INFORMATION PROVIDED.
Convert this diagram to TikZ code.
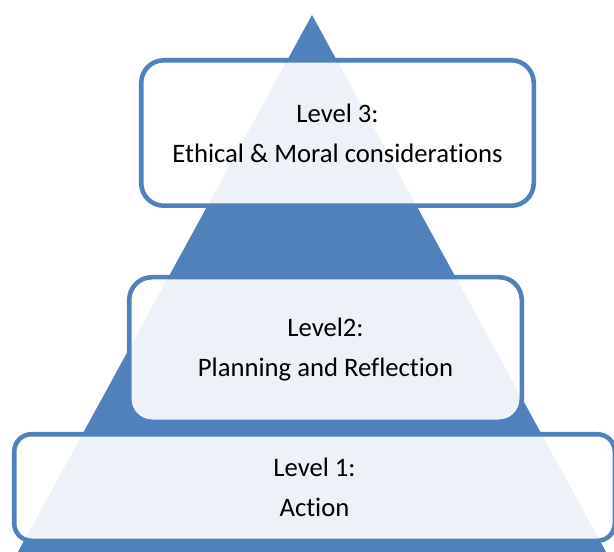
\documentclass[tikz,border=0pt]{standalone}
\usepackage{fontspec}
\setmainfont[Ligatures=NoCommon]{Carlito}
\usetikzlibrary{calc}
\definecolor{pyrblue}{HTML}{4F81BD}
\tikzset{level/.style={draw=pyrblue,line width=3.4pt,rounded corners=17pt,fill=white,fill opacity=.9,text opacity=1,align=center,font=\fontsize{20}{30}\selectfont}}

\begin{document}
\begin{tikzpicture}[x=.75pt,y=-.75pt]
\useasboundingbox (0,0) rectangle (614,552);
\clip (0,0) rectangle (614,552);
\coordinate(T) at (312,15);
\coordinate(L) at (8,570);
\coordinate(R) at (616,570);
\fill[pyrblue] (T)--(L)--(R)--cycle;
\node[level,minimum width=294.4pt,minimum height=109.1pt] (lev3) at (337.5,133) {Level 3:\\Ethical \& Moral considerations};
\node[level,minimum width=294.4pt,minimum height=108.4pt] (lev2) at (325.5,349.5) {Level2:\\Planning and Reflection};
\node[level,rounded corners=13pt,minimum width=450.4pt,minimum height=79.9pt] (lev1) at (314.5,487.5) {Level 1:\\Action};
\end{tikzpicture}
\end{document}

EXERCISE.
Without any pictures, reproduce the lines from the first one in the material through the line that has "width=3.4pt,rounded corners=17pt,fill=white,fill opacity=.9,text", exactly as they appear.

RESULT OF THIS EXERCISE.
Convert this diagram to TikZ code.
\documentclass[tikz,border=0pt]{standalone}
\usepackage{fontspec}
\setmainfont[Ligatures=NoCommon]{Carlito}
\usetikzlibrary{calc}
\definecolor{pyrblue}{HTML}{4F81BD}
\tikzset{level/.style={draw=pyrblue,line width=3.4pt,rounded corners=17pt,fill=white,fill opacity=.9,text opacity=1,align=center,font=\fontsize{20}{30}\selectfont}}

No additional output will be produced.